You can review reports related to your account, such as payout and Qualified Purchase information, by logging into your account.

10) TERM, TERMINATION & SUSPENSION

This Agreement begins when you are accepted into the Affiliate Program and can be terminated by either Party at any time. Termination may result in the forfeiture of any unclaimed payouts if you violate the Agreement.

11) INTELLECTUAL PROPERTY

The Company grants you a non-exclusive, non-transferable, revocable license to use its intellectual property (IP) solely to promote the Affiliate Program. Unauthorized use of the Company’s IP is prohibited and may result in termination of this Agreement and legal action.

12) MODIFICATION & VARIATION

The Company may modify this Agreement at any time. Modifications are effective immediately upon posting on the Website. You are responsible for regularly reviewing this Agreement.

13) RELATIONSHIP OF THE PARTIES

This Agreement does not create any partnership, joint venture, or employment relationship. You are an independent contractor of the Company.

14) ACCEPTABLE USE

You agree not to use the Affiliate Program for any unlawful purpose or in any way that could harm the Company or its products and services. Prohibited activities include, but are not limited to, harassment, fraud, and distributing illegal material.

15) AFFILIATE OBLIGATIONS & FTC COMPLIANCE

You are responsible for maintaining the Affiliate Site and ensuring compliance with all applicable laws, including FTC guidelines. You must post a notice on your website disclosing your participation in the Affiliate Program.

16) REVERSE ENGINEERING & SECURITY

You agree not to reverse engineer any of the Company’s websites or services or violate their security.

17) DATA LOSS

The Company is not responsible for the security of your account or content.

18) INDEMNIFICATION

You agree to defend and indemnify the Company against any legal claims arising from your use or misuse of the Affiliate Program.

19) SPAM POLICY

Using the Affiliate Program for illegal spam activities is strictly prohibited.

20) ENTIRE AGREEMENT

This Agreement constitutes the entire understanding between the Parties regarding the Affiliate Program.

21) SERVICE INTERRUPTIONS

The Company may interrupt your access to the Affiliate Program for maintenance or emergency services without liability for any resulting damage or loss.

22) NO WARRANTIES

The Company provides the Affiliate Program on an “As Is” basis without any warranties, express or implied.

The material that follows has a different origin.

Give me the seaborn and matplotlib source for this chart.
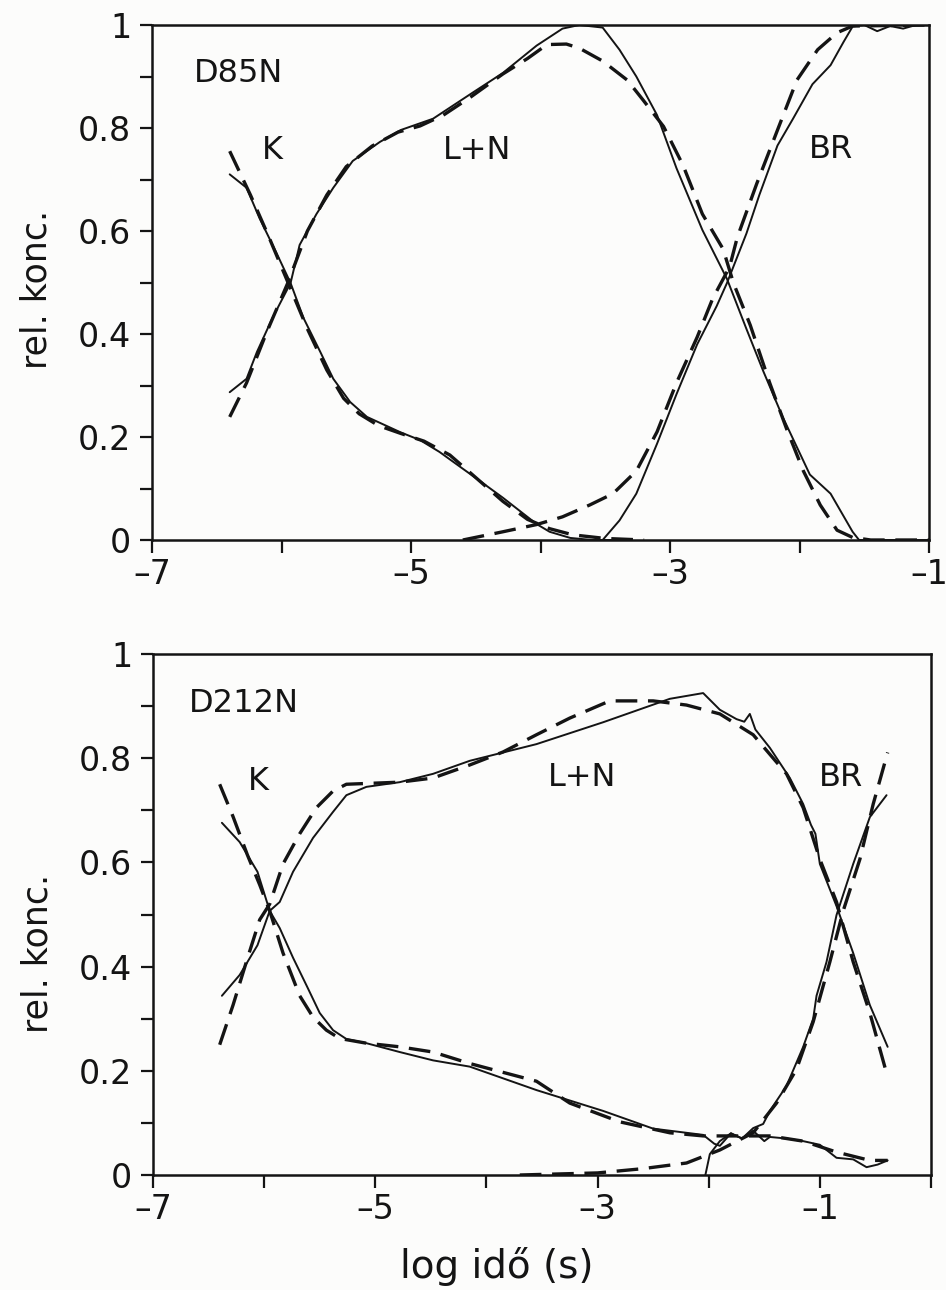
import numpy as np
import pandas as pd
import matplotlib
matplotlib.use("Agg")
import matplotlib.pyplot as plt
import seaborn as sns

# ---- D85N (upper panel) ----
d85_k_sol_x = [-6.40, -6.27, -6.17, -6.04, -5.93, -5.83, -5.70, -5.60, -5.47, -5.34, -5.08,
               -4.93, -4.78, -4.62, -4.47, -4.29, -4.03, -3.93, -3.77, -3.60, -3.40]
d85_k_sol_y = [0.710, 0.684, 0.625, 0.558, 0.499, 0.431, 0.365, 0.313, 0.268, 0.239, 0.209,
               0.194, 0.171, 0.142, 0.115, 0.082, 0.031, 0.016, 0.004, 0.0, 0.0]
d85_k_fit_x = [-6.40, -6.24, -6.10, -5.95, -5.80, -5.65, -5.52, -5.40, -5.25, -5.08, -4.90,
               -4.70, -4.54, -4.29, -4.10, -3.93, -3.75, -3.50, -3.20]
d85_k_fit_y = [0.755, 0.670, 0.590, 0.500, 0.410, 0.330, 0.275, 0.245, 0.222, 0.207, 0.192,
               0.165, 0.130, 0.075, 0.040, 0.022, 0.010, 0.003, 0.0]

d85_ln_sol_x = [-6.40, -6.27, -6.19, -6.07, -5.93, -5.86, -5.73, -5.60, -5.45, -5.24, -5.08,
                -4.83, -4.54, -4.29, -4.03, -3.83, -3.70, -3.52, -3.39, -3.26, -3.10, -2.95,
                -2.75, -2.56, -2.41, -2.28, -2.13, -1.92, -1.76, -1.59, -1.54, -1.00]
d85_ln_sol_y = [0.287, 0.313, 0.365, 0.431, 0.499, 0.573, 0.633, 0.684, 0.736, 0.773, 0.796,
                0.818, 0.866, 0.907, 0.960, 0.993, 1.000, 0.995, 0.952, 0.900, 0.825, 0.722,
                0.602, 0.507, 0.410, 0.328, 0.239, 0.127, 0.090, 0.016, 0.0, 0.0]
d85_ln_fit_x = [-6.40, -6.27, -6.12, -5.95, -5.80, -5.65, -5.50, -5.30, -5.10, -4.93, -4.75,
                -4.54, -4.29, -4.10, -3.95, -3.80, -3.70, -3.52, -3.33, -3.21, -3.05, -2.90,
                -2.75, -2.59, -2.51, -2.38, -2.23, -2.10, -1.97, -1.84, -1.71, -1.59, -1.45,
                -1.00]
d85_ln_fit_y = [0.239, 0.305, 0.400, 0.500, 0.600, 0.670, 0.725, 0.765, 0.792, 0.804, 0.825,
                0.860, 0.905, 0.935, 0.962, 0.963, 0.955, 0.930, 0.893, 0.855, 0.803, 0.728,
                0.633, 0.565, 0.499, 0.417, 0.305, 0.216, 0.134, 0.068, 0.019, 0.005, 0.0,
                0.0]

d85_br_sol_x = [-3.52, -3.39, -3.26, -3.10, -2.95, -2.79, -2.64, -2.56, -2.41, -2.31, -2.17,
                -2.05, -1.90, -1.76, -1.66, -1.59, -1.50, -1.40, -1.30, -1.20, -1.10, -1.00]
d85_br_sol_y = [0.0, 0.038, 0.090, 0.187, 0.283, 0.380, 0.454, 0.499, 0.595, 0.670, 0.766,
                0.818, 0.885, 0.922, 0.967, 0.997, 1.000, 0.988, 0.998, 0.993, 1.000, 1.000]
d85_br_fit_x = [-4.60, -4.29, -4.03, -3.83, -3.62, -3.44, -3.26, -3.10, -2.95, -2.79, -2.67,
                -2.54, -2.48, -2.33, -2.17, -2.02, -1.86, -1.71, -1.59, -1.00]
d85_br_fit_y = [0.0, 0.016, 0.030, 0.045, 0.068, 0.090, 0.134, 0.210, 0.305, 0.394, 0.469,
                0.530, 0.588, 0.692, 0.796, 0.893, 0.952, 0.985, 0.998, 1.000]

# ---- D212N (lower panel) ----
d212_k_sol_x = [-6.38, -6.22, -6.06, -5.95, -5.86, -5.74, -5.61, -5.50, -5.38, -5.26, -5.08,
                -4.78, -4.48, -4.15, -3.55, -2.95, -2.50, -2.05, -1.95, -1.90, -1.80, -1.70,
                -1.60, -1.50, -1.45, -1.30, -1.15, -1.00, -0.85, -0.70, -0.58, -0.48, -0.39]
d212_k_sol_y = [0.676, 0.639, 0.582, 0.507, 0.474, 0.417, 0.360, 0.311, 0.278, 0.261, 0.253,
                0.236, 0.220, 0.208, 0.163, 0.123, 0.089, 0.077, 0.060, 0.056, 0.080, 0.070,
                0.085, 0.065, 0.073, 0.070, 0.065, 0.058, 0.033, 0.030, 0.015, 0.020, 0.028]
d212_k_fit_x = [-6.40, -6.28, -6.15, -6.04, -5.95, -5.83, -5.68, -5.56, -5.44, -5.32, -5.08,
                -4.78, -4.48, -4.15, -3.55, -3.25, -2.80, -2.35, -2.05, -1.75, -1.45, -1.15,
                -0.85, -0.55, -0.39]
d212_k_fit_y = [0.750, 0.688, 0.614, 0.557, 0.507, 0.426, 0.344, 0.303, 0.278, 0.262, 0.253,
                0.246, 0.236, 0.214, 0.180, 0.138, 0.102, 0.081, 0.075, 0.075, 0.075, 0.065,
                0.044, 0.028, 0.028]

d212_ln_sol_x = [-6.38, -6.22, -6.06, -5.95, -5.86, -5.74, -5.56, -5.38, -5.26, -5.08, -4.78,
                 -4.48, -4.15, -3.55, -2.95, -2.35, -2.05, -1.90, -1.75, -1.68, -1.63, -1.58,
                 -1.45, -1.27, -1.15, -1.08, -1.04, -1.00, -0.85, -0.70, -0.55, -0.39]
d212_ln_sol_y = [0.344, 0.384, 0.441, 0.507, 0.524, 0.582, 0.647, 0.697, 0.729, 0.745, 0.754,
                 0.770, 0.795, 0.827, 0.869, 0.914, 0.925, 0.893, 0.875, 0.870, 0.885, 0.855,
                 0.820, 0.762, 0.712, 0.672, 0.655, 0.597, 0.516, 0.426, 0.326, 0.246]
d212_ln_fit_x = [-6.40, -6.28, -6.15, -6.04, -5.95, -5.83, -5.68, -5.53, -5.38, -5.26, -4.78,
                 -4.48, -4.15, -3.85, -3.55, -3.25, -2.89, -2.50, -2.20, -1.90, -1.60, -1.30,
                 -1.15, -1.00, -0.85, -0.70, -0.55, -0.39]
d212_ln_fit_y = [0.250, 0.326, 0.416, 0.490, 0.520, 0.597, 0.655, 0.705, 0.737, 0.750, 0.754,
                 0.762, 0.787, 0.812, 0.845, 0.877, 0.910, 0.910, 0.902, 0.885, 0.845, 0.770,
                 0.705, 0.606, 0.524, 0.409, 0.311, 0.188]

d212_br_sol_x = [-2.03, -1.99, -1.90, -1.80, -1.70, -1.60, -1.51, -1.45, -1.30, -1.15, -1.06,
                 -1.03, -0.94, -0.85, -0.70, -0.55, -0.40]
d212_br_sol_y = [0.0, 0.040, 0.065, 0.080, 0.070, 0.090, 0.098, 0.123, 0.171, 0.246, 0.300,
                 0.344, 0.409, 0.499, 0.597, 0.687, 0.729]
d212_br_fit_x = [-3.70, -3.00, -2.60, -2.20, -1.90, -1.60, -1.39, -1.21, -1.06, -0.91, -0.79,
                 -0.64, -0.52, -0.39]
d212_br_fit_y = [0.0, 0.004, 0.012, 0.023, 0.048, 0.081, 0.138, 0.203, 0.294, 0.409, 0.507,
                 0.606, 0.712, 0.811]

# ---- annotations ----
panel_names = ["D85N", "D212N"]
species_labels = ["K", "L+N", "BR"]
d85_label_pos = [(-6.15, 0.757), (-4.75, 0.757), (-1.93, 0.759)]
d212_label_pos = [(-6.15, 0.756), (-3.45, 0.762), (-1.01, 0.762)]
y_ticks = [0, 0.2, 0.4, 0.6, 0.8, 1.0]
y_tick_labels = ["0", "0.2", "0.4", "0.6", "0.8", "1"]
x_major = [-7, -5, -3, -1]
x_tick_labels = ["\u20137", "\u20135", "\u20133", "\u20131"]

sns.set_theme(style="white")
plt.rcParams["font.family"] = ["DejaVu Sans"]

INK = "#141414"
fig = plt.figure(figsize=(9.46, 12.9), dpi=100, facecolor="#fcfcfb")
ax_top = fig.add_axes([152 / 946, 1 - 540 / 1290, (929 - 152) / 946, (540 - 25) / 1290])
ax_bot = fig.add_axes([153 / 946, 1 - 1175 / 1290, (931 - 153) / 946, (1175 - 654) / 1290])


def curve(ax, xs, ys, fit):
    df = pd.DataFrame({"x": xs, "y": ys})
    if fit:
        sns.lineplot(data=df, x="x", y="y", ax=ax, color=INK, lw=2.4,
                     linestyle=(0, (6.5, 3.2)), sort=False, estimator=None)
    else:
        sns.lineplot(data=df, x="x", y="y", ax=ax, color=INK, lw=1.4,
                     sort=False, estimator=None)


top_curves = [(d85_k_sol_x, d85_k_sol_y, False), (d85_k_fit_x, d85_k_fit_y, True),
              (d85_ln_sol_x, d85_ln_sol_y, False), (d85_ln_fit_x, d85_ln_fit_y, True),
              (d85_br_sol_x, d85_br_sol_y, False), (d85_br_fit_x, d85_br_fit_y, True)]
bot_curves = [(d212_k_sol_x, d212_k_sol_y, False), (d212_k_fit_x, d212_k_fit_y, True),
              (d212_ln_sol_x, d212_ln_sol_y, False), (d212_ln_fit_x, d212_ln_fit_y, True),
              (d212_br_sol_x, d212_br_sol_y, False), (d212_br_fit_x, d212_br_fit_y, True)]

for ax, curves, xmax, minors, name, lpos in [
        (ax_top, top_curves, -1, [-6, -4, -2], panel_names[0], d85_label_pos),
        (ax_bot, bot_curves, 0, [-6, -4, -2, 0], panel_names[1], d212_label_pos)]:
    for xs, ys, fit in curves:
        curve(ax, xs, ys, fit)
    ax.set_facecolor("none")
    ax.set_xlim(-7, xmax)
    ax.set_ylim(0, 1)
    ax.set_xticks(x_major)
    ax.set_xticklabels(x_tick_labels)
    ax.set_xticks(minors, minor=True)
    ax.set_yticks(y_ticks)
    ax.set_yticklabels(y_tick_labels)
    ax.set_yticks([0.1, 0.3, 0.5, 0.7, 0.9], minor=True)
    ax.tick_params(axis="both", which="both", direction="out", length=9, width=1.6,
                   color=INK, labelcolor=INK, labelsize=24, bottom=True, left=True)
    ax.tick_params(axis="y", pad=6)
    ax.tick_params(axis="x", pad=4)
    for sp in ax.spines.values():
        sp.set_visible(True)
        sp.set_linewidth(1.8)
        sp.set_color(INK)
    ax.set_xlabel("")
    ax.set_ylabel("rel. konc.", fontsize=25, color=INK)
    ax.text(-6.68, 0.905, name, fontsize=23, color=INK, ha="left", va="center")
    for lab, (lx, ly) in zip(species_labels, lpos):
        ax.text(lx, ly, lab, fontsize=23, color=INK, ha="left", va="center")

ax_top.yaxis.set_label_coords(-0.127, 0.487)
ax_bot.yaxis.set_label_coords(-0.127, 0.426)

fig.text(497 / 946, 1 - 1266 / 1290, "log idő (s)", fontsize=28, color=INK,
         ha="center", va="center")

fig.savefig("out.png", dpi=100, facecolor=fig.get_facecolor())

23) LIMITATION ON LIABILITY

The Company’s liability is limited to $100, and the Company is not liable for any damages resulting from your participation in the Affiliate Program.

24) GENERAL PROVISIONS

  • Language: All communications shall be in English.
  • Jurisdiction & Venue: Any disputes will be governed by Florida law and resolved in Miami Dade, Florida.
  • Arbitration: Disputes will be resolved through binding arbitration in Miami Dade, except for intellectual property claims, which may be litigated.
  • Assignment: This Agreement may not be transferred by you without the Company’s consent.
  • Severability: If any part of this Agreement is invalid, the rest remains in force.
  • No Waiver: Failure to enforce any part of this Agreement does not constitute a waiver.
  • Headings: Headings are for convenience only and do not affect the meaning of the Agreement.
  • Force Majeure: The Company is not liable for failures to perform due to causes beyond its reasonable control.